James Yaffe’s Mom Doth Murder Sleep is the story of what happens when the Mesa Grande, Colorado amateur theatrical troupe puts on a production of The Scottish Play. The cast includes Roger Meyers, who also works for the local Public Defender’s office. On opening night, Martin Osborn, who has the lead role, is murdered. His leading lady Sally Michaels is arrested for the crime; she had motive, too, as he’d recently ended a relationship with her. But there are other suspects, too, and Meyer’s boss Dave works with him to find out who was really guilty. Simon Brett’s What Bloody Man is This? also folds in the plot of the The Scottish Play with the main plot of the murder of the lead actor.

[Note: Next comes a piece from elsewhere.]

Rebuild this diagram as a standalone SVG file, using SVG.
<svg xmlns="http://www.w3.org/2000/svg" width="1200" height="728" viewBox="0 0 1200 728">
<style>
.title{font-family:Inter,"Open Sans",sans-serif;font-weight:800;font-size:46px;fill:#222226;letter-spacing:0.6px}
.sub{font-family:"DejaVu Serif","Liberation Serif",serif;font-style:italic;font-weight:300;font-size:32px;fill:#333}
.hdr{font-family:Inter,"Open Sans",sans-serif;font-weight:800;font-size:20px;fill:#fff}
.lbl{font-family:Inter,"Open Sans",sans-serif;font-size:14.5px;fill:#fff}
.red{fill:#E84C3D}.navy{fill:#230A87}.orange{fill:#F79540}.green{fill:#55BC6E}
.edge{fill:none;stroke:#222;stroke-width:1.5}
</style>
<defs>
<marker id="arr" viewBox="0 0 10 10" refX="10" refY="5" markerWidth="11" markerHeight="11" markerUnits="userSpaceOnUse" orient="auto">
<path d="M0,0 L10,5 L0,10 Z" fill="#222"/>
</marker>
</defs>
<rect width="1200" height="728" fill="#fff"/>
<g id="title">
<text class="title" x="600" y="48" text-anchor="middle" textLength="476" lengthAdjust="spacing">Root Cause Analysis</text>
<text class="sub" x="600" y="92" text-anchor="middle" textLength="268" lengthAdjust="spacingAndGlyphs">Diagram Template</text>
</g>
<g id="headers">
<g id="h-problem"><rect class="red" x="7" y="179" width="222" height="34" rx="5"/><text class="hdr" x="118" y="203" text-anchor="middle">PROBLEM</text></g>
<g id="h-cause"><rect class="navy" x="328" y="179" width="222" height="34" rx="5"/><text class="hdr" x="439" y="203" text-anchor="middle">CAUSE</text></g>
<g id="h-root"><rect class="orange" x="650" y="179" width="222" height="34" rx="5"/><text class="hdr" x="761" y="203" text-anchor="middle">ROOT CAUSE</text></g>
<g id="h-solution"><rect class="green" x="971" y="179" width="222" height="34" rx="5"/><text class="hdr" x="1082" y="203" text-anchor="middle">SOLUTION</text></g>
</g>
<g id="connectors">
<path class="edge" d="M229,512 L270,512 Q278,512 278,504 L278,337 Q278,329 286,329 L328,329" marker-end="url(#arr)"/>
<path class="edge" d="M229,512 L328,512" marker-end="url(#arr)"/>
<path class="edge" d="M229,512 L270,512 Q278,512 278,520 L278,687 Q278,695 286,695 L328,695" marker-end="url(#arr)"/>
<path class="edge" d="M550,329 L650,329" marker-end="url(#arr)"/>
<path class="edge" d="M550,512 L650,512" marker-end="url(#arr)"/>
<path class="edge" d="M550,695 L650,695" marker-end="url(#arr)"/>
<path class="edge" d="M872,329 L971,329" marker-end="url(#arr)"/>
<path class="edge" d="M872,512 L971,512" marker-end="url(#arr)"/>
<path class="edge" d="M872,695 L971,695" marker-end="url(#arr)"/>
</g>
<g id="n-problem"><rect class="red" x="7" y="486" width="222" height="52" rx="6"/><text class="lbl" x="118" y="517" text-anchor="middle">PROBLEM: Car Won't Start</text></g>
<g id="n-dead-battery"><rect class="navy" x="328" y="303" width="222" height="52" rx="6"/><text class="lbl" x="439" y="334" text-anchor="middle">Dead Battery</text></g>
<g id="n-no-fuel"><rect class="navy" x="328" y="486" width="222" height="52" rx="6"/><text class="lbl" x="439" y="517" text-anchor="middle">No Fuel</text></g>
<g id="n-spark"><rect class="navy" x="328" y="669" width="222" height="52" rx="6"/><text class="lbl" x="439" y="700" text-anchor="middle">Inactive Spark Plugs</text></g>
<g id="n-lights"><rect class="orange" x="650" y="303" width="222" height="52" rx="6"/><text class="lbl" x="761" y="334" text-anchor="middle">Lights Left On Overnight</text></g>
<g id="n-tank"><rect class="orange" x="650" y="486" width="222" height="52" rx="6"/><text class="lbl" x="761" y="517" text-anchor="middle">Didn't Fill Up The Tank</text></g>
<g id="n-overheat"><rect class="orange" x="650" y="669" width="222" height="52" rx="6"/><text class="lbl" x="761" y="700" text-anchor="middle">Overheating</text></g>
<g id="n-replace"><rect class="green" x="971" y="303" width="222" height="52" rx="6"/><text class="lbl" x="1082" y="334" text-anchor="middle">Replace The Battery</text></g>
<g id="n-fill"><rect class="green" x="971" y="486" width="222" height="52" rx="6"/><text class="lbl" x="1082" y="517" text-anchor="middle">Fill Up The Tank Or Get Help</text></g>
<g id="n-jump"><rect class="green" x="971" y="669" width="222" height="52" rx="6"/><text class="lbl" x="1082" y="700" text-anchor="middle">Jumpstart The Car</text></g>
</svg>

Sometimes, a ‘story within a story’ plot line can be very effective at building tension. Fans of Stephen King’s Misery, for instance, will know that this story’s main plot concerns novelist Paul Sheldon, and what happens to him when he is rescued after a car accident that happens during a bad snowstorm. His savior, Annie Wilkes, is a fanatic devotee of his work. And that’s the problem. She gets deeply involved with the plot of his latest novel, which is still in manuscript form. And when certain plot events don’t go the way she wants them to, she takes her own kind of action about it. In this novel, the story told in the manuscript plays a role in the larger plot. Admittedly, this isn’t, strictly speaking, a crime fiction novel; it’s more psychological horror. But it really was too good an example not to include…

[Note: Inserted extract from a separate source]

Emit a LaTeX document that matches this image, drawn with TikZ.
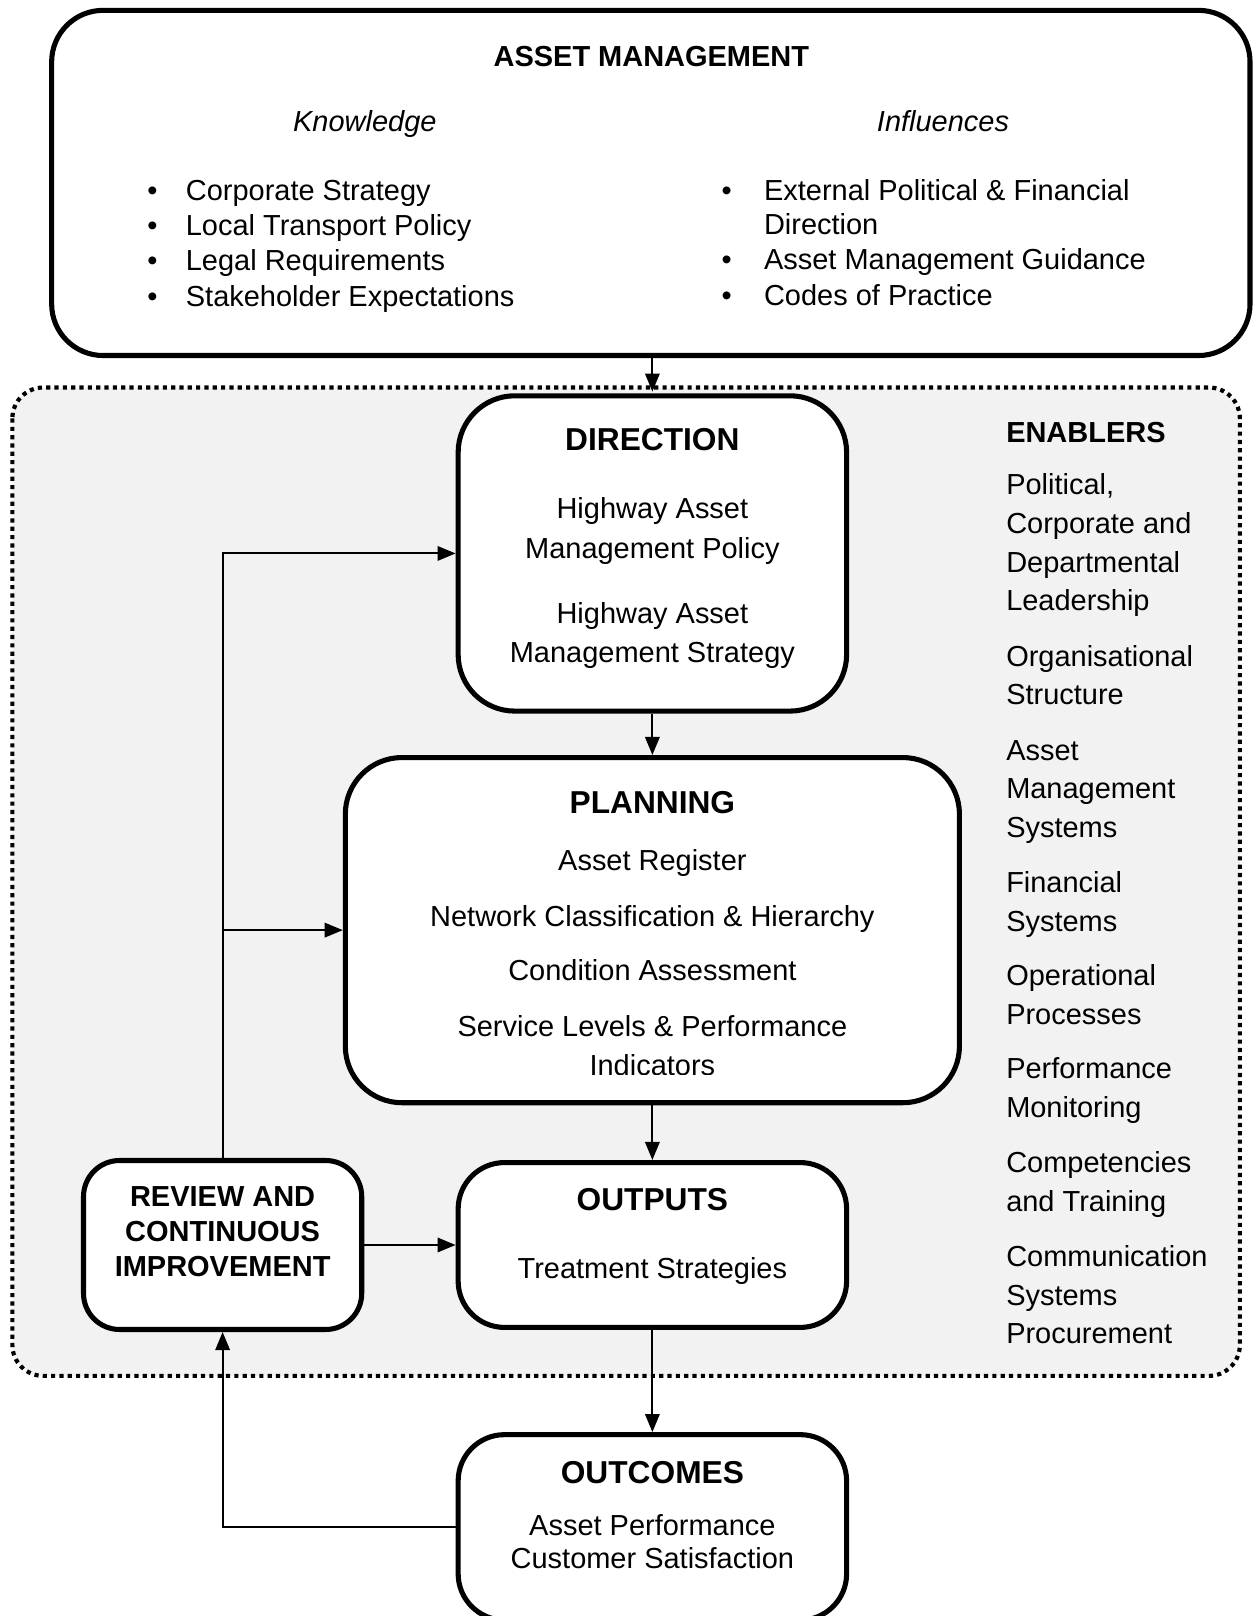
\documentclass[tikz,border=0pt]{standalone}
\usepackage{fontspec}
\setmainfont{Liberation Sans}
\usetikzlibrary{arrows.meta}
\begin{document}
\begin{tikzpicture}[x=0.02cm,y=-0.02cm]
\tikzstyle{every node}+=[inner sep=0pt]
\tikzstyle{box}=[draw=black, line width=2.8pt, fill=white, rectangle, rounded corners=1.1cm]
\tikzstyle{txt}=[font=\fontsize{16}{19}\selectfont, text height=1.3em, text depth=0.21em]
\tikzstyle{bold}=[txt, font=\fontsize{16}{19}\selectfont\bfseries]
\tikzstyle{ital}=[txt, font=\fontsize{16}{19}\selectfont\itshape]
\tikzstyle{head}=[txt, font=\fontsize{17.5}{21}\selectfont\bfseries]
\tikzstyle{link}=[black, line width=1.1pt, -{Triangle[length=10pt,width=8pt]}]
\useasboundingbox (0,0) rectangle (1216,1568);
\fill [white] (0,0) rectangle (1216,1568);
\draw [black, line width=2.3pt, dash pattern=on 2.3pt off 2.3pt, fill=gray!10, rounded corners=0.6cm] (12,376) rectangle (1203,1335);
\node [box, rounded corners=1cm, minimum width=23.26cm, minimum height=6.7cm] (topbox) at (631.5,177.5) {};
\node [bold] (amtitle) at (632,55) {ASSET MANAGEMENT};
\node [ital] (knowledge) at (354,118) {Knowledge};
\node [ital] (influences) at (915,118) {Influences};
\node [txt] (kb1) at (148,185) {\textbullet};
\node [txt] (kb2) at (148,219) {\textbullet};
\node [txt] (kb3) at (148,253) {\textbullet};
\node [txt] (kb4) at (148,288) {\textbullet};
\node [txt, anchor=west] (k1) at (180,185) {Corporate Strategy};
\node [txt, anchor=west] (k2) at (180,219) {Local Transport Policy};
\node [txt, anchor=west] (k3) at (180,253) {Legal Requirements};
\node [txt, anchor=west] (k4) at (180,288) {Stakeholder Expectations};
\node [txt] (ib1) at (705,185) {\textbullet};
\node [txt] (ib2) at (705,252) {\textbullet};
\node [txt] (ib3) at (705,287) {\textbullet};
\node [txt, anchor=west] (i1) at (741,185) {External Political \& Financial};
\node [txt, anchor=west] (i1b) at (741,218) {Direction};
\node [txt, anchor=west] (i2) at (741,252) {Asset Management Guidance};
\node [txt, anchor=west] (i3) at (741,287) {Codes of Practice};
\node [box, minimum width=7.54cm, minimum height=6.12cm] (direction) at (633,537) {};
\node [head] (dirtitle) at (633,428) {DIRECTION};
\node [txt] (d1) at (633,494) {Highway Asset};
\node [txt] (d2) at (633,532) {Management Policy};
\node [txt] (d3) at (633,595) {Highway Asset};
\node [txt] (d4) at (633,633) {Management Strategy};
\node [box, minimum width=11.92cm, minimum height=6.7cm] (planning) at (633,902.5) {};
\node [head] (plantitle) at (633,780) {PLANNING};
\node [txt] (p1) at (633,835) {Asset Register};
\node [txt] (p2) at (633,889) {Network Classification \& Hierarchy};
\node [txt] (p3) at (633,942) {Condition Assessment};
\node [txt] (p4) at (633,996) {Service Levels \& Performance};
\begin{scope}
\clip (334,735) rectangle (930,1042.5);
\node [txt] (p5) at (633,1034) {Indicators};
\end{scope}
\node [box, rounded corners=0.9cm, minimum width=7.54cm, minimum height=3.2cm] (outputs) at (633,1208) {};
\node [head] (outtitle) at (633,1165) {OUTPUTS};
\node [txt] (o1) at (633,1231) {Treatment Strategies};
\node [box, rounded corners=0.7cm, minimum width=5.4cm, minimum height=3.28cm] (review) at (216,1208) {};
\node [bold] (r1) at (216,1161) {REVIEW AND};
\node [bold] (r2) at (216,1195) {CONTINUOUS};
\node [bold] (r3) at (216,1229) {IMPROVEMENT};
\node [box, rounded corners=0.9cm, minimum width=7.54cm, minimum height=3.6cm] (outcomes) at (633,1482) {};
\node [head] (oc0) at (633,1430) {OUTCOMES};
\node [txt] (oc1) at (633,1480) {Asset Performance};
\node [txt] (oc2) at (633,1512) {Customer Satisfaction};
\node [bold, anchor=west] (enablers) at (976,420) {ENABLERS};
\node [txt, anchor=west] (e1) at (976,470) {Political,};
\node [txt, anchor=west] (e2) at (976,508) {Corporate and};
\node [txt, anchor=west] (e3) at (976,546) {Departmental};
\node [txt, anchor=west] (e4) at (976,583) {Leadership};
\node [txt, anchor=west] (e5) at (976,637) {Organisational};
\node [txt, anchor=west] (e6) at (976,674) {Structure};
\node [txt, anchor=west] (e7) at (976,728) {Asset};
\node [txt, anchor=west] (e8) at (976,765) {Management};
\node [txt, anchor=west] (e9) at (976,803) {Systems};
\node [txt, anchor=west] (e10) at (976,856) {Financial};
\node [txt, anchor=west] (e11) at (976,894) {Systems};
\node [txt, anchor=west] (e12) at (976,947) {Operational};
\node [txt, anchor=west] (e13) at (976,984) {Processes};
\node [txt, anchor=west] (e14) at (976,1037) {Performance};
\node [txt, anchor=west] (e15) at (976,1075) {Monitoring};
\node [txt, anchor=west] (e16) at (976,1128) {Competencies};
\node [txt, anchor=west] (e17) at (976,1166) {and Training};
\node [txt, anchor=west] (e18) at (976,1219) {Communication};
\node [txt, anchor=west] (e19) at (976,1257) {Systems};
\node [txt, anchor=west] (e20) at (976,1294) {Procurement};
\coordinate (amin) at (633,380);
\draw [link] (topbox.south -| amin) -- (amin);
\draw [link] (direction.south) -- (planning.north);
\draw [link] (planning.south) -- (outputs.north);
\draw [link] (outputs.south) -- (outcomes.north);
\draw [link] (review.north) |- (direction.west);
\draw [link] (review.north |- planning.west) -- (planning.west);
\draw [link] (review.east) -- (outputs.west);
\draw [link] (outcomes.west) -| (review.south);
\end{tikzpicture}
\end{document}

P.D. Martin’s Fan Mail also shows what can happen when the plot of a novel is folded into a larger plot. FBI profiler Sophie Anderson meets best-selling crime novelist Loretta Black when Black pays a visit to Anderson’s department as a part of researching a new novel. Not very long afterwards, Anderson transfers to the FBI’s Los Angeles field office. She’s settling in there when she learns that Black has been murdered in an eerie re-enactment of the murder in her latest novel. That case is under investigation when there’s another murder, again of a novelist who is killed in the same way as the fictional character is killed. Then another novelist disappears. Now Anderson works with the local FBI team and the LAPD to find out who has targeted crime writers.

More recently, Renée Knight’s Disclaimer tells the story of what happens when documentary filmmaker Catherine Ravenscroft decides to read a new book called The Perfect Stranger. She soon discovers that the book is about her, and tells a terrifying secret that she’s kept for twenty years. But how did anyone know that secret? And why would anyone want to ruin her life? Now she’ll have to go back to the past to find out who is threatening her now.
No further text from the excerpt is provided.